The Man Who Walked With Henslow
Violin: Maya Iwabuchi
Piano: Tom Poster
Recorded at the Henry Wood Hall, February 2014
This work takes as its basis the early life of Charles Darwin and the main events within his childhood and teenage years. These include the death of his mother, his studies in Edinburgh and Cambridge, his association with Professor Henslow, and his readiness for the voyage on the Beagle. This one-movement piece sets up and establishes the structural motifs which form the basis of the whole work, and to some extent has a character contemporary to the time. One important quotation is used, from Beethoven's Piano Sonata No. 24, published in 1809, the year of Darwin's birth. The first performance was at the Wigmore Hall on Wednesday January 21st 2009 in a programme which included works by Mendelssohn and Chausson.
Introduction
This work takes as its basis the early life of Charles Darwin and the main events within his childhood and teenage years. These include the period 1809-15, the death of his mother, his studies in Shrewsbury, Edinburgh, and Cambridge, his association with Professor Henslow, and his readiness for the voyage on The Beagle.
Alongside each pictoral image of Darwin is a process for the development of the musical structures. This one-movement piece, to some extent in a style contemporary to the time, sets up and establishes the motifs which form the basis of the whole work. Thus, the introductory section to this work for violin and piano also serves as the musical foundation of all four stages of Age of Wonders - in one sense the introduction is a life in its simplest, amoebic form. It begins with the purest of beginnings, middle C, and the interval of an octave (the first within the harmonic series). The closing two notes of the first phrase, and the first of the second, form the next most simple of structures, a three-note scale figure (which has proved to form the fundamental component of the whole work). The remaining feature of this introduction is the second interval in the harmonic series, the 5th. But musically, there is a sense of space, anticipation, and if such simplistic structures allow, ‘wonder’.

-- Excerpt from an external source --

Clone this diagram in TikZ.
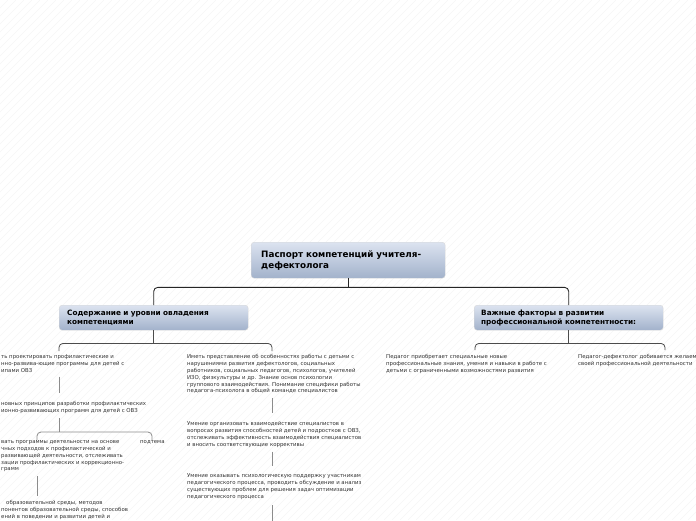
\documentclass[tikz,border=0pt]{standalone}
\usepackage{fontspec}
\setmainfont{DejaVu Sans}
\usetikzlibrary{positioning,calc}
\definecolor{boxtop}{HTML}{DCE3F0}
\definecolor{boxbot}{HTML}{A2B2CB}
\definecolor{itemtext}{HTML}{333333}
\tikzset{
  box/.style={draw=black!15, rounded corners=3pt, top color=boxtop, bottom color=boxbot, align=left, anchor=north west, inner ysep=0pt},
  topic/.style={box, text width=174pt, minimum height=36pt, inner xsep=10pt, font=\bfseries\fontsize{8.8}{11}\selectfont},
  subtopic/.style={box, text width=173pt, minimum height=25pt, inner xsep=8pt, font=\bfseries\fontsize{7.3}{9}\selectfont},
  item/.style={align=left, anchor=north west, inner sep=0pt, text=itemtext, font=\fontsize{5.4}{6.8}\selectfont},
  link/.style={line width=0.9pt, black!85, rounded corners=4pt},
  bracket/.style={line width=0.8pt, black!70, rounded corners=4pt},
  stem/.style={line width=0.8pt, black!45, rounded corners=4pt},
  hatch/.style={black!4, line width=0.4pt},
}

\begin{document}
\begin{tikzpicture}[x=1pt, y=-1pt]
  \useasboundingbox (0,0) rectangle (696,520);
  % faint background stripes
  \begin{scope}
    \clip (0,0) rectangle (696,520);
    \foreach \i in {-520,-512,...,696}
      \draw[hatch] (\i,520) -- ++(520,-520);
  \end{scope}

  % central topic and main branches
  \node[topic] (root) at (251,242) {Паспорт компетенций учителя-\\дефектолога};
  \node[subtopic] (content) at (59,305) {Содержание и уровни овладения\\компетенциями};
  \node[subtopic, inner xsep=7pt, text width=175pt] (factors) at (474,305) {Важные факторы в развитии\\профессиональной компетентности:};

  \coordinate (hub) at ($(root.south)+(0,9)$);
  \draw[link] (root.south) -- (hub);
  \draw[link] (content.north) |- (hub) -| (factors.north);

  % left branch
  \node[item] (l1) at (1,354.5) {ть проектировать профилактические и\\нно-развива-ющие программы для детей с\\ипами ОВЗ};
  \node[item] (l2) at (1,401.5) {новных принципов разработки профилактических\\ионно-развивающих программ для детей с ОВЗ};
  \node[item] (l3) at (1,440.5) {вать программы деятельности на основе\\чных подходов к профилактической и\\развивающей деятельности, отслеживать\\зации профилактических и коррекционно-\\грамм};
  \node[item] (sub) at (140,440.5) {подтема};
  \node[item] (l4) at (1,500.5) {\hspace*{5pt}образовательной среды, методов\\понентов образовательной среды, способов\\ений в поведении и развитии детей и};

  \node[item] (m1) at (187,354.5) {Иметь представление об особенностях работы с детьми с\\нарушениями развития дефектологов, социальных\\работников, социальных педагогов, психологов, учителей\\ИЗО, физкультуры и др. Знание основ психологии\\группового взаимодействия. Понимание специфики работы\\педагога-психолога в общей команде специалистов};
  \node[item] (m2) at (187,421.5) {Умение организовать взаимодействие специалистов в\\вопросах развития способностей детей и подростков с ОВЗ,\\отслеживать эффективность взаимодействия специалистов\\и вносить соответствующие коррективы};
  \node[item] (m3) at (187,473.5) {Умение оказывать психологическую поддержку участникам\\педагогического процесса, проводить обсуждение и анализ\\существующих проблем для решения задач оптимизации\\педагогического процесса};

  \coordinate (lhub) at ($(content.south)+(0,13)$);
  \coordinate (ltop) at (59,351);
  \coordinate (mtop) at (272,351);
  \draw[bracket] (content.south) -- (lhub);
  \draw[bracket] (ltop) |- (lhub) -| (mtop);

  \draw[stem, shorten <=4pt, shorten >=8.5pt] (l1.south -| ltop) -- (l2.north -| ltop);
  \coordinate (lhub2) at (59,432);
  \coordinate (l3top) at (37,440);
  \coordinate (subtop) at (152,440);
  \draw[stem, shorten <=4pt] (l2.south -| ltop) -- (lhub2);
  \draw[stem] (l3top) |- (lhub2) -| (subtop);
  \draw[stem, shorten <=4pt, shorten >=4.5pt] (l3.south -| l3top) -- (l4.north -| l3top);

  \draw[stem, shorten <=4pt, shorten >=8.5pt] (m1.south -| mtop) -- (m2.north -| mtop);
  \draw[stem, shorten <=4pt, shorten >=7.5pt] (m2.south -| mtop) -- (m3.north -| mtop);
  \coordinate (mend) at (272,522);
  \draw[stem, shorten <=6pt] (m3.south -| mtop) -- (mend);

  % right branch
  \node[item] (r1) at (386,354.5) {Педагог приобретает специальные новые\\профессиональные знания, умения и навыки в работе с\\детьми с ограниченными возможностями развития};
  \node[item] (r2) at (578,354.5) {Педагог-дефектолог добивается желаемы\\своей профессиональной деятельности};

  \coordinate (rhub) at ($(factors.south)+(0,13)$);
  \coordinate (r1top) at (475,350);
  \coordinate (r2top) at (665,350);
  \draw[bracket] (factors.south) -- (rhub);
  \draw[bracket] (r1top) |- (rhub) -| (r2top);
\end{tikzpicture}
\end{document}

The piece breaks into the image of a child, energetic, scatty, uneven in attention (and phrase length). The addition of the next interval of the harmonic series and a quotation from one of a remarkable series of works written in the year of Darwin’s birth, Beethoven’s Piano Sonata No. 24, are points within this section, which follows the most simple of sonata forms with essentially one subject only.
These musical elements provide the essence of the whole work; the intervals continue to be introduced and the three-note scale figure reworked. The sections that follow acknowledge the death of his mother when he was eight years old and his studies at school and as a medical student (including his distaste for autopsy). Darwin himself went on to study (and enjoy life) in Cambridge, and one of his friends’ favourite pastimes was to confuse and test Darwin’s recognition of well-known melodies played in a different way – naturally I have put one in this section.
One of the major influences in Darwin’s life at this point was Professor Henslow, and they could often be seen walking and discussing Darwin’s increasing interest in science. I have referred to an incident which disturbed them both, the near lynching of two prisoners by a mob (by now Darwin is a young man with a social conscience, conventional but beginning to think beyond established boundaries). The circumstances which surround Darwin’s acceptance by Fitzroy as ship’s scientist on The Beagle are well-documented, and after reference to this the piece closes with a revision of the introductory material.
Age of Wonders
The stages of the work are as follows -
I The Man Who Walked With Henslow (violin and piano)
II String Quartet No.2 (The Beagle)
III An Entangled Bank (string orchestra)
IV Transmutations (full orchestra)
First performances - Elizabeth Burley (piano), Philippe Graffin (violin), Maggini Quartet, London Sinfonietta, Darwin Symphony Orchestra, Wigmore Hall (January 2009), Peninsula Arts Festival (February 2009), Darwin, Australia (July 2009).
The entire piece was recorded on 10th and 11th February 2013 by the Philharmonia Orchestra.